- Born: January 22, 1964 (age 62) Madrid, Spain
- Education: Complutense University, IE University
- Years active: 1988-present

= Pablo Isla =

Spanish businessman and a State lawyer (born 1964)

Pablo Isla Álvarez de Tejera (born 22 January 1964) is a Spanish businessman and a civil service lawyer who was chairman and CEO of Inditex, a Spanish corporation and the world's largest fashion group, from 2005 to 2022.

==Early life and education==
Isla graduated with a law degree from the Complutense University of Madrid in 1987 being the second in his year and the best grade of the squad until the date. He joined the State Lawyers Corps in 1988, the 1st in his promotion.

==Career==
===Early beginnings===
From 1992 to 1996 Isla was Director of Legal Services for Banco Popular Español. In 1996, he left that position and became the general manager of the National heritage department of the Directorate-General for the Treasury. In 1998, he rejoined Banco Popular Español as general secretary. From 2000 to 2005, he was chairman of Altadis.

===Inditex, 2005–2022===
Isla was named CEO and deputy chairman of Inditex in 2005 and was named chairman of the company in 2011.

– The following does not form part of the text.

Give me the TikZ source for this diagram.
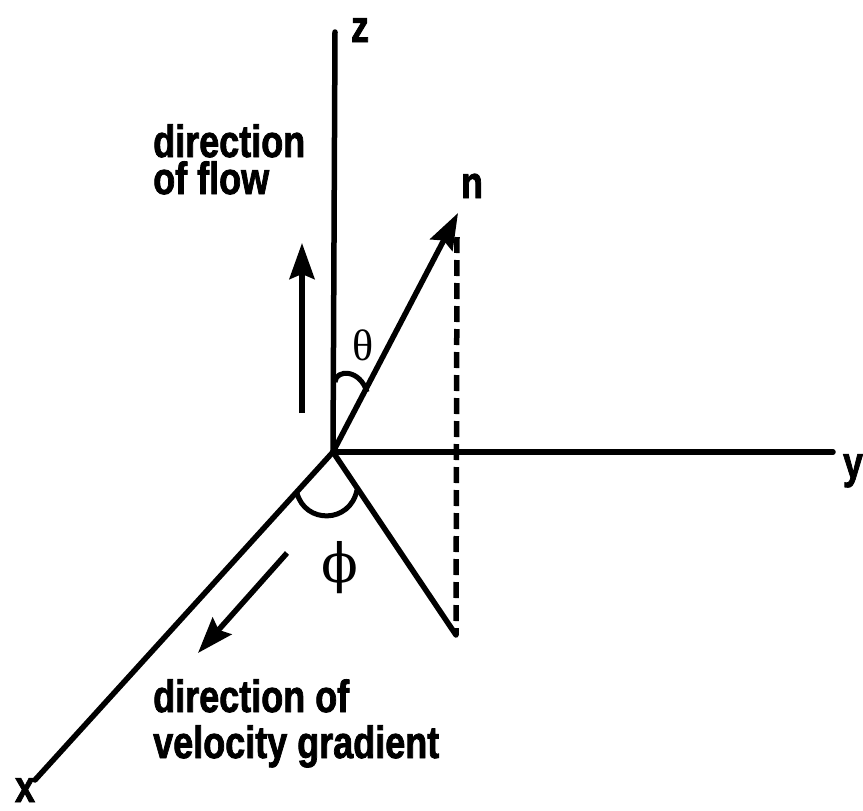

Under Isla, Inditex committed to eliminate the release of all hazardous chemicals from production and products by 2020. Isla has also committed the company to adopt an eco-efficient store model that can reduce emissions by 30 percent and water consumption by 50% by 2020.

Inditex expanded from 2,692 stores in 2005, to 7,013 stores at the end of 2015 under Isla's leadership. During the same period, he is also credited with leading the company's online expansion.

In 2022, Inditex paid Isla 12.4 million euros in his last year with the company, more than double what he received in 2020 as the executive president. He was replaced with Oscar Garcia as CEO and Marta Ortega as chair.

==Other activities==
===Corporate boards===
- Bertelsmann, member of the supervisory board (from 2024)
- Logista, member of the board of directors
- Nestlé, member of the board of directors (since 2018), chair of the board of directors (since 2025)
- Telefónica, independent member of the board of directors (2002–2017)
- McKinsey & Company, member of the external advisory group

===Non-profit organizations===
- European Round Table of Industrialists (ERT), Member
- Museo Nacional Centro de Arte Reina Sofía, Member of the Board of Trustees

==Recognition==
In 2017 Isla was recognized as the Best-Performing CEOs in the World's list by Harvard Business Review (up from 3rd position in 2015 and 14th in 2014 ). Likewise, from 2012 to 2013, Isla was listed on Barron's list of World's Best CEOs. In February 2020, he received the award for Best CEO of the Decade from Forbes Spain magazine.